Plotting code records
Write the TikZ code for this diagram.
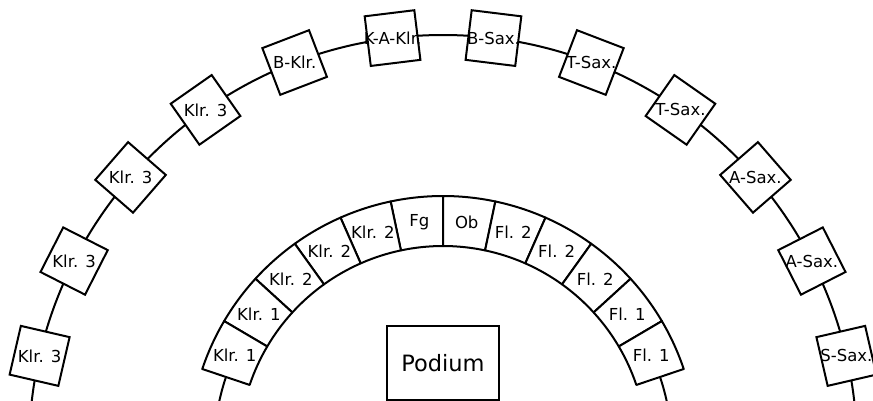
\documentclass[tikz,border=0pt]{standalone}
\usepackage{fontspec}
\setmainfont{DejaVu Sans}
\usetikzlibrary{calc}
\tikzset{
  ring/.style={line width=2pt},
  obox/.style={draw, line width=2pt, fill=white, shape=rectangle, minimum size=50pt, inner sep=0pt},
  lbl/.style={font=\fontsize{16.5}{18}\selectfont, inner sep=0pt},
  seg/.style={draw, line width=2pt, fill=white, line join=round},
  podbox/.style={draw, line width=2pt, minimum width=112pt, minimum height=74pt, inner sep=0pt, font=\fontsize{22.5}{25}\selectfont}
}
\begin{document}
\begin{tikzpicture}[x=1pt,y=1pt]
\useasboundingbox (0,0) rectangle (873,-400);
\clip (0,0) rectangle (873,-400);
\fill[white] (0,0) rectangle (873,-400);
\coordinate (C) at (443,-449);
\coordinate (D) at (443,-450);
% outer ring
\draw[ring] (C) circle[radius=414pt];
\foreach \a/\t [count=\k] in {97/K-A-Klr., 111/B-Klr., 125/{Klr. 3}, 139/{Klr. 3}, 153/{Klr. 3}, 167/{Klr. 3},
  83/B-Sax., 69/T-Sax., 55/T-Sax., 41/A-Sax., 27/A-Sax., 13/S-Sax.} {
  \node[obox, rotate=\a-90] (o\k) at ($(C)+(\a:414pt)$) {};
  \node[lbl] (ot\k) at (o\k.center) {\t};
}
% inner ring
\def\dd{11.9}
\draw[ring] ($(D)+(90+6*\dd:229pt)$) arc[start angle=90+6*\dd, end angle=200, radius=229pt];
\draw[ring] ($(D)+(90-6*\dd:229pt)$) arc[start angle=90-6*\dd, end angle=-20, radius=229pt];
\foreach \t [count=\i from 0] in {Fg, Klr. 2, Klr. 2, Klr. 2, Klr. 1, Klr. 1} {
  \pgfmathsetmacro\aa{90+\i*\dd}
  \pgfmathsetmacro\ab{90+(\i+1)*\dd}
  \pgfmathsetmacro\am{90+(\i+0.5)*\dd}
  \draw[seg] ($(D)+(\aa:204pt)$) arc[start angle=\aa, end angle=\ab, radius=204pt]
     -- ($(D)+(\ab:254pt)$) arc[start angle=\ab, end angle=\aa, radius=254pt] -- cycle;
  \node[lbl] (l\i) at ($(D)+(\am:229pt)$) {\t};
}
\foreach \t [count=\i from 0] in {Ob, Fl. 2, Fl. 2, Fl. 2, Fl. 1, Fl. 1} {
  \pgfmathsetmacro\aa{90-\i*\dd}
  \pgfmathsetmacro\ab{90-(\i+1)*\dd}
  \pgfmathsetmacro\am{90-(\i+0.5)*\dd}
  \draw[seg] ($(D)+(\aa:204pt)$) arc[start angle=\aa, end angle=\ab, radius=204pt]
     -- ($(D)+(\ab:254pt)$) arc[start angle=\ab, end angle=\aa, radius=254pt] -- cycle;
  \node[lbl] (r\i) at ($(D)+(\am:229pt)$) {\t};
}
% podium
\node[podbox] (pod) at (443,-363) {Podium};
\end{tikzpicture}
\end{document}
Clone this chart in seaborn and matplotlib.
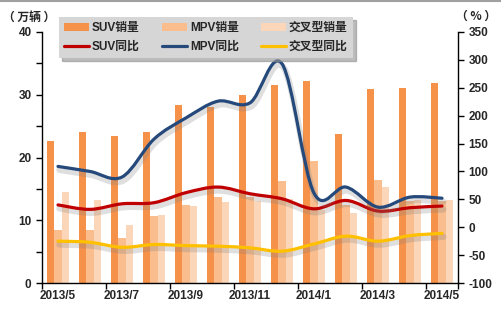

__Goal__: Show all lines in the entries above where the word "this" appears.

__Completed exercise__:
Write the TikZ code for this diagram.
Clone this chart in seaborn and matplotlib.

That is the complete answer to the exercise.